=== Work to do ===
Leaving out the pictures, retype the lines from the beginning of the listing through the line containing "Arial, Helvetica, sans-serif';".

/---

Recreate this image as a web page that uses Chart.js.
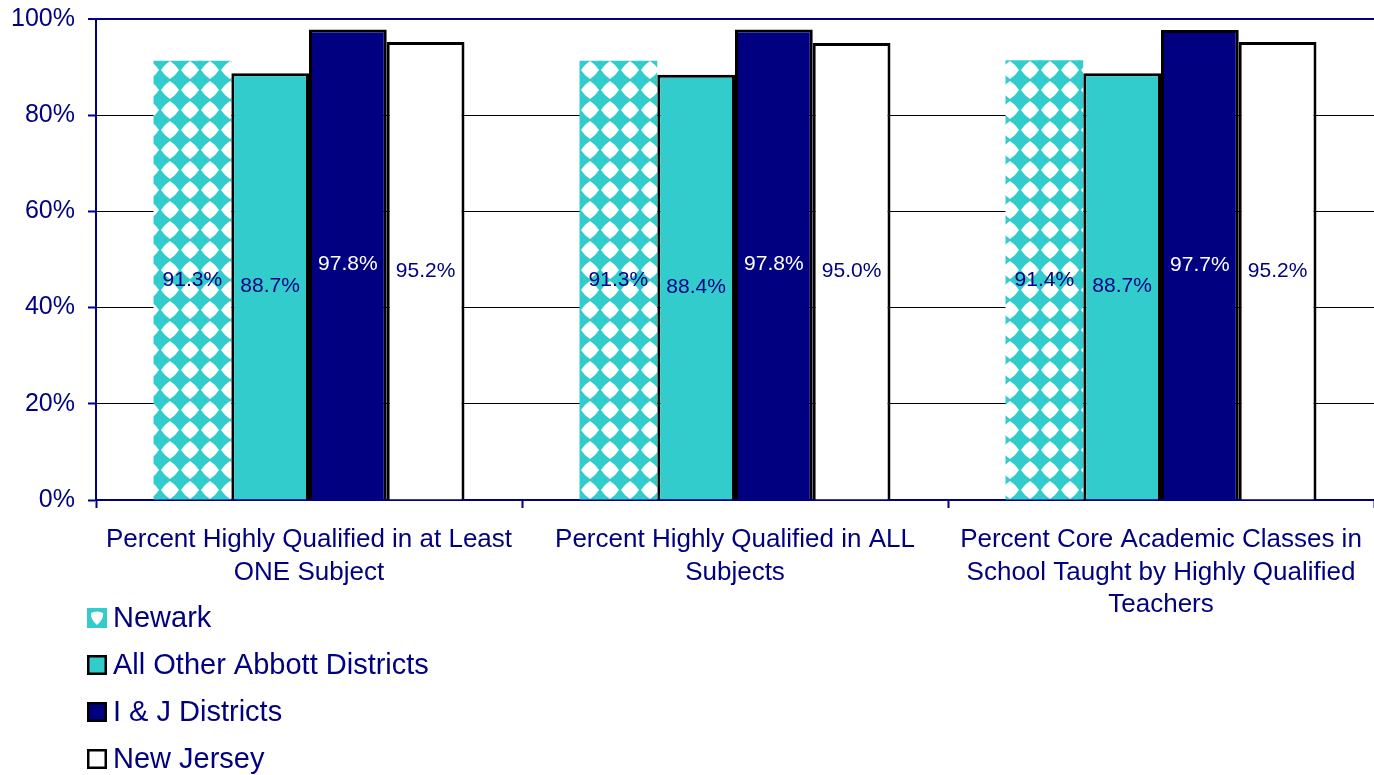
<!DOCTYPE html>
<html>
<head>
<meta charset="utf-8">
<script src="https://cdn.jsdelivr.net/npm/chart.js@4.4.1/dist/chart.umd.min.js"></script>
<style>
  html, body { margin: 0; padding: 0; background: #ffffff; }
  #wrap { position: relative; width: 1374px; height: 775px; }
</style>
</head>
<body>
<div id="wrap"><canvas id="c" width="1374" height="775"></canvas></div>
<script>
const categories = [
  ["Percent Highly Qualified in at Least", "ONE Subject"],
  ["Percent Highly Qualified in ALL", "Subjects"],
  ["Percent Core Academic Classes in", "School Taught by Highly Qualified", "Teachers"]
];
const seriesNames = ["Newark", "All Other Abbott Districts", "I & J Districts", "New Jersey"];
const newark = [91.3, 91.3, 91.4];
const abbott = [88.7, 88.4, 88.7];
const ijDistricts = [97.8, 97.8, 97.7];
const newJersey = [95.2, 95.0, 95.2];
const yTickValues = [0, 20, 40, 60, 80, 100];

const NAVY = '#000080';
const TEAL = '#33CCCC';
const FONT = '"Liberation Sans", Arial, Helvetica, sans-serif';

function makePattern() {
  const p = document.createElement('canvas');
  p.width = 20; p.height = 20;
  const g = p.getContext('2d');
  g.fillStyle = TEAL;
  g.fillRect(0, 0, 20, 20);
  g.fillStyle = '#ffffff';
  g.beginPath();
  g.moveTo(10, 1);
  g.quadraticCurveTo(15.5, 4.5, 19, 10);
  g.quadraticCurveTo(15.5, 15.5, 10, 19);
  g.quadraticCurveTo(4.5, 15.5, 1, 10);
  g.quadraticCurveTo(4.5, 4.5, 10, 1);
  g.closePath();
  g.fill();
  return g.createPattern(p, 'repeat');
}
const ctx = document.getElementById('c').getContext('2d');
const pattern = makePattern();

const valueLabelPlugin = {
  id: 'valueLabels',
  afterDatasetsDraw(chart) {
    const c = chart.ctx;
    c.save();
    c.font = '21px ' + FONT;
    c.textAlign = 'center';
    c.textBaseline = 'middle';
    chart.data.datasets.forEach((ds, di) => {
      const meta = chart.getDatasetMeta(di);
      meta.data.forEach((bar, i) => {
        const p = bar.getProps(['x', 'y', 'base'], true);
        c.fillStyle = ds.labelColor;
        c.fillText(ds.data[i].toFixed(1) + '%', p.x, (p.y + p.base) / 2);
      });
    });
    c.restore();
  }
};

const legendPlugin = {
  id: 'customLegend',
  afterDraw(chart) {
    const c = chart.ctx;
    c.save();
    c.font = '29px ' + FONT;
    c.textBaseline = 'middle';
    c.textAlign = 'left';
    chart.data.datasets.forEach((ds, i) => {
      const cy = 618 + 47 * i;
      const bx = 87, by = cy - 10, s = 20;
      if (i === 0) {
        c.fillStyle = TEAL;
        c.fillRect(bx, by, s, s);
        c.fillStyle = '#ffffff';
        c.beginPath();
        c.moveTo(bx + 4, by + 5);
        c.quadraticCurveTo(bx + 10, by + 2, bx + 16, by + 5);
        c.quadraticCurveTo(bx + 17, by + 11, bx + 10, by + 17);
        c.quadraticCurveTo(bx + 3, by + 11, bx + 4, by + 5);
        c.fill();
      } else {
        c.fillStyle = ds.backgroundColor;
        c.fillRect(bx, by, s, s);
        c.strokeStyle = '#000000';
        c.lineWidth = 2.5;
        c.strokeRect(bx + 1.25, by + 1.25, s - 2.5, s - 2.5);
      }
      c.fillStyle = NAVY;
      c.fillText(ds.label, 113, cy + 1);
    });
    c.restore();
  }
};

new Chart(ctx, {
  type: 'bar',
  data: {
    labels: categories,
    datasets: [
      { label: seriesNames[0], data: newark, backgroundColor: pattern, borderWidth: 0, labelColor: NAVY },
      { label: seriesNames[1], data: abbott, backgroundColor: TEAL, borderColor: '#000000', borderWidth: 3, labelColor: NAVY },
      { label: seriesNames[2], data: ijDistricts, backgroundColor: NAVY, borderColor: '#000000', borderWidth: 3, labelColor: '#ffffff' },
      { label: seriesNames[3], data: newJersey, backgroundColor: '#ffffff', borderColor: '#000000', borderWidth: 3, labelColor: NAVY }
    ]
  },
  options: {
    responsive: false,
    animation: false,
    devicePixelRatio: 1,
    layout: { padding: { top: 19, right: 0, left: 0, bottom: 0 } },
    datasets: { bar: { categoryPercentage: 0.73, barPercentage: 1.0 } },
    plugins: {
      legend: { display: false },
      tooltip: { enabled: false },
      title: { display: false }
    },
    scales: {
      x: {
        afterFit(axis) { axis.height = 275; axis.paddingLeft = 0; axis.paddingRight = 0; },
        grid: { display: true, drawOnChartArea: false, offset: true, tickLength: 8, tickColor: NAVY, tickWidth: 2 },
        border: { display: true, color: NAVY, width: 2 },
        ticks: {
          color: NAVY,
          font: { family: FONT, size: 26, lineHeight: 1.25 },
          padding: 16,
          maxRotation: 0,
          autoSkip: false
        }
      },
      y: {
        min: 0,
        max: 100,
        afterFit(axis) { axis.width = 96; axis.paddingTop = 0; axis.paddingBottom = 0; },
        afterBuildTicks(axis) { axis.ticks = yTickValues.map(v => ({ value: v })); },
        grid: {
          color: (c) => (c.tick && c.tick.value === 100) ? NAVY : '#000000',
          lineWidth: (c) => (c.tick && c.tick.value === 100) ? 2 : 1,
          tickColor: NAVY,
          tickLength: 8,
          tickWidth: 2
        },
        border: { display: true, color: NAVY, width: 2 },
        ticks: {
          color: NAVY,
          font: { family: FONT, size: 25 },
          padding: 13,
          callback: (v) => v + '%'
        }
      }
    }
  },
  plugins: [valueLabelPlugin, legendPlugin]
});
</script>
</body>
</html>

\---

=== Problem solution ===
Recreate this image as a web page that uses Chart.js.
<!DOCTYPE html>
<html>
<head>
<meta charset="utf-8">
<script src="https://cdn.jsdelivr.net/npm/chart.js@4.4.1/dist/chart.umd.min.js"></script>
<style>
  html, body { margin: 0; padding: 0; background: #ffffff; }
  #wrap { position: relative; width: 1374px; height: 775px; }
</style>
</head>
<body>
<div id="wrap"><canvas id="c" width="1374" height="775"></canvas></div>
<script>
const categories = [
  ["Percent Highly Qualified in at Least", "ONE Subject"],
  ["Percent Highly Qualified in ALL", "Subjects"],
  ["Percent Core Academic Classes in", "School Taught by Highly Qualified", "Teachers"]
];
const seriesNames = ["Newark", "All Other Abbott Districts", "I & J Districts", "New Jersey"];
const newark = [91.3, 91.3, 91.4];
const abbott = [88.7, 88.4, 88.7];
const ijDistricts = [97.8, 97.8, 97.7];
const newJersey = [95.2, 95.0, 95.2];
const yTickValues = [0, 20, 40, 60, 80, 100];

const NAVY = '#000080';
const TEAL = '#33CCCC';
const FONT = '"Liberation Sans", Arial, Helvetica, sans-serif';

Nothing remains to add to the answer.